After I’d called home and let my family know I’d survived, I set up a folding chair on deck, and sat back to take in the night. It was cool enough that I went rooting through the clothing drybag to find my REI fleece. I made a cup of hot chocolate and added a judicious shot of cherry brandy.
It’s a glorious evening now, with stars bright over the Gulf of Mexico, and a stiff enough breeze to keep away the mosquitoes. Just to the east is the wreck of a houseboat sinking into the reeds, a fact that only became apparent when the towboat searchlights lit up the shoreline. It’s a little creepy. My friend Del Stone, the horror writer, once penned a story about flesh-eating zombies that rose out of this very body of water to attack picnickers on these very islands. Thinking about this, a vivid fantasy about the living dead hiding aboard derelict boats bloomed in my mind’s eye. It was, I thought, a shame that my kids weren’t here– I could make up a scary story about live-aboard zombies. When the kids were younger, we went camping a lot, and we always told ghost stories around the campfire.

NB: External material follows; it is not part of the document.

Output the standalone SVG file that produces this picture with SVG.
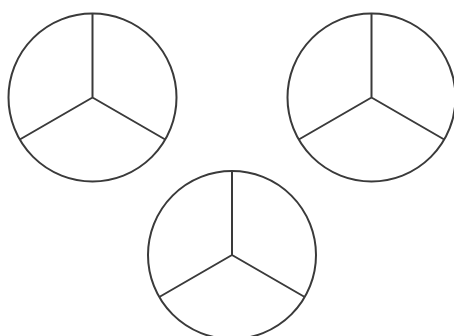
<svg xmlns="http://www.w3.org/2000/svg" width="454" height="336" viewBox="0 0 454 336">
<style>
.c{fill:none;stroke:#3a3a3a;stroke-width:2}
</style>
<defs>
<g id="pie">
<circle class="c" cx="0" cy="0" r="84"/>
<path class="c" d="M0,0V-84M0,0L-72.7,42M0,0L72.7,42"/>
</g>
</defs>
<rect width="454" height="336" fill="#fff"/>
<g id="circle1"><use href="#pie" x="92.5" y="97.5"/></g>
<g id="circle2"><use href="#pie" x="371.5" y="97.5"/></g>
<g id="circle3"><use href="#pie" x="232" y="255"/></g>
</svg>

I still haven’t finished the one I started at Frozen Head State Park in Tennessee, but it involved frozen human heads bounding down the trails that led up into the surrounding mountains, and that converged on our campground.

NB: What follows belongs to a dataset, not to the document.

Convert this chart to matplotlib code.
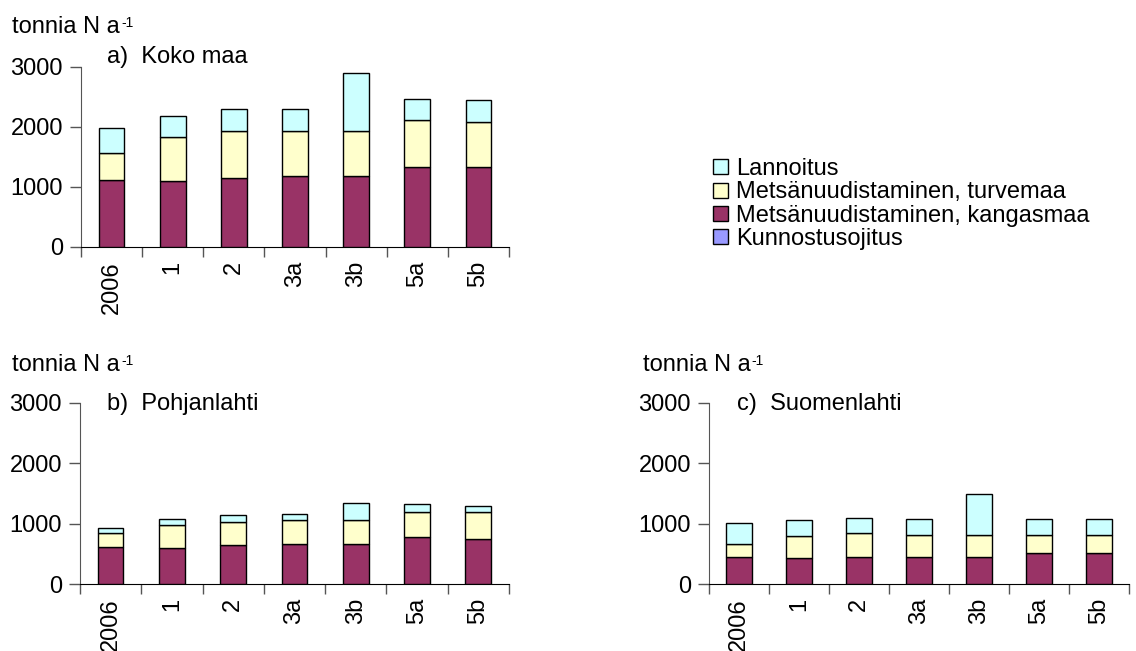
import matplotlib

matplotlib.use("Agg")
import matplotlib.pyplot as plt
import numpy as np
from matplotlib.patches import Patch

plt.rcParams["font.family"] = ["Liberation Sans", "DejaVu Sans"]

scenarios = ["2006", "1", "2", "3a", "3b", "5a", "5b"]
series_names = [
    "Kunnostusojitus",
    "Metsänuudistaminen, kangasmaa",
    "Metsänuudistaminen, turvemaa",
    "Lannoitus",
]
colors = ["#9999FF", "#993366", "#FFFFCC", "#CCFFFF"]

# tonnes N per year, one list per stacked component
koko_kunnostus = [0, 0, 0, 0, 0, 0, 0]
koko_kangas = [1120, 1095, 1145, 1180, 1180, 1330, 1330]
koko_turve = [440, 735, 785, 750, 750, 780, 750]
koko_lannoitus = [420, 360, 365, 365, 965, 360, 375]

pohja_kunnostus = [0, 0, 0, 0, 0, 0, 0]
pohja_kangas = [618, 590, 645, 662, 662, 772, 745]
pohja_turve = [230, 385, 380, 390, 390, 414, 440]
pohja_lannoitus = [85, 105, 110, 110, 288, 132, 105]

suomi_kunnostus = [0, 0, 0, 0, 0, 0, 0]
suomi_kangas = [455, 432, 455, 455, 455, 515, 515]
suomi_turve = [207, 362, 393, 362, 362, 302, 302]
suomi_lannoitus = [340, 257, 252, 262, 667, 262, 262]

panels = [
    ("a)  Koko maa", [koko_kunnostus, koko_kangas, koko_turve, koko_lannoitus]),
    ("b)  Pohjanlahti", [pohja_kunnostus, pohja_kangas, pohja_turve, pohja_lannoitus]),
    ("c)  Suomenlahti", [suomi_kunnostus, suomi_kangas, suomi_turve, suomi_lannoitus]),
]

FS = 17

fig = plt.figure(figsize=(11.36, 6.51), dpi=100)
rects = [
    [0.0713, 0.6206, 0.3768, 0.2765],
    [0.0704, 0.1029, 0.3776, 0.2785],
    [0.6241, 0.1029, 0.3697, 0.2785],
]
unit_pos = [(0.011, 0.958), (0.011, 0.440), (0.566, 0.440)]
title_pos = [(0.094, 0.912), (0.094, 0.380), (0.649, 0.380)]

x = np.arange(len(scenarios))
for rect, (title, stacks), upos, tpos in zip(rects, panels, unit_pos, title_pos):
    ax = fig.add_axes(rect)
    bottom = np.zeros(len(scenarios))
    for vals, col in zip(stacks, colors):
        vals = np.asarray(vals, dtype=float)
        ax.bar(x, vals, width=0.42, bottom=bottom, color=col,
               edgecolor="black", linewidth=1.0, zorder=3)
        bottom += vals

    ax.set_xlim(-0.5, len(scenarios) - 0.5)
    ax.set_ylim(0, 3000)
    ax.set_yticks([0, 1000, 2000, 3000])
    ax.set_xticks(x)
    ax.set_xticklabels(scenarios, rotation=90, fontsize=FS, va="top")
    ax.set_xticks(np.arange(-0.5, len(scenarios)), minor=True)
    ax.tick_params(axis="x", which="major", length=0, pad=10)
    ax.tick_params(axis="x", which="minor", length=7, width=1, color="#555555")
    ax.tick_params(axis="y", length=8, width=1, color="#555555", labelsize=FS, pad=5)

    for side in ("top", "right"):
        ax.spines[side].set_visible(False)
    ax.spines["left"].set_color("#555555")
    ax.spines["bottom"].set_color("black")
    ax.patch.set_alpha(0)

    # unit label with a small raised "-1"
    unit = fig.text(upos[0], upos[1], "tonnia N a", fontsize=FS, ha="left", va="center")
    fig.add_artist(plt.Annotation("-1", xy=(1.0, 1.0), xycoords=unit,
                                  xytext=(0.5, 0), textcoords="offset points",
                                  fontsize=10, ha="left", va="top"))
    fig.text(tpos[0], tpos[1], title, fontsize=FS, ha="left", va="center")

handles = [Patch(facecolor=c, edgecolor="black", linewidth=1.0) for c in colors]
fig.legend(handles[::-1], series_names[::-1], loc="upper left",
           bbox_to_anchor=(0.628, 0.757), frameon=False, fontsize=FS,
           handlelength=0.6, handleheight=0.6, handletextpad=0.35,
           labelspacing=0.05, borderpad=0, borderaxespad=0)

fig.savefig("out.png", dpi=100, facecolor="white")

A lonely anchorage is a great spot for that sort of wide-ranging thought– replaying good memories and planning future adventures.
My fingers are getting tired from scribbling in the log, so it’s probably time to get out the self-inflating mattress and the down sleeping bag. It’s only supposed to get down into the 50s tonight, and there’s no chance of rain, so I’ll just stretch out on the center deck and not bother setting up the tent. The stars will keep me company, and the slight rocking of the boat in the rippling wavelets will soon put me to sleep.
Staging to a nearby anchorage is almost always a great way to start a cruise.
Even if you begin your cruise in the morning instead of the late afternoon, it’s still a good idea. You can put up your shade awning, let the kids splash in the shallows, relax, eat well, and get organized. In the morning you’ll be ready to start the real cruise.
Tomorrow I’ll sail west toward Pensacola Pass, about 38 nautical miles from here. We should have a fast reach down to the schooner basin at Fort McRee, if the marine forecast holds up. I’m excited!
Now it’s bedtime.





on Oct 10th, 2008 at 5:05 pm
Hi Ray, In the 1940s, We, me and two other guys, went to Ft McRee and spent the night in a small boat (we lived in Pensacola). Was it different then. Do not remember it being so run down then. The BattleShip “Massachusetts” was sunk a short ways out from the inlet (in the Gulf) and was a hazard to boaters. Was it great fishing there (especially for Groupers)! Good luck to you on the sound. Big Sabine was an isolated inlet with no houses then ( or anywhere on Santa Rosa Island). There was a bridge to the Island at Pensacola and Ft. Walton. No others. It was great but a lot of mosquitos. Best Regards, Wallace Malone, Nipomo, CA (ZELPHA)
on Oct 11th, 2008 at 7:32 am
Hey, Wallace– I imagine there have been a few changes since then, but except for a cluster of condos just visible off to the west, you couldn’t really tell from where I was beached behind Fort McRee. No mosquitos, thank goodness, but a lot of little biting flies.
I’m planning to take the family camping at Big Lagoon State Park in a couple of weeks, so I hope the flies will be gone.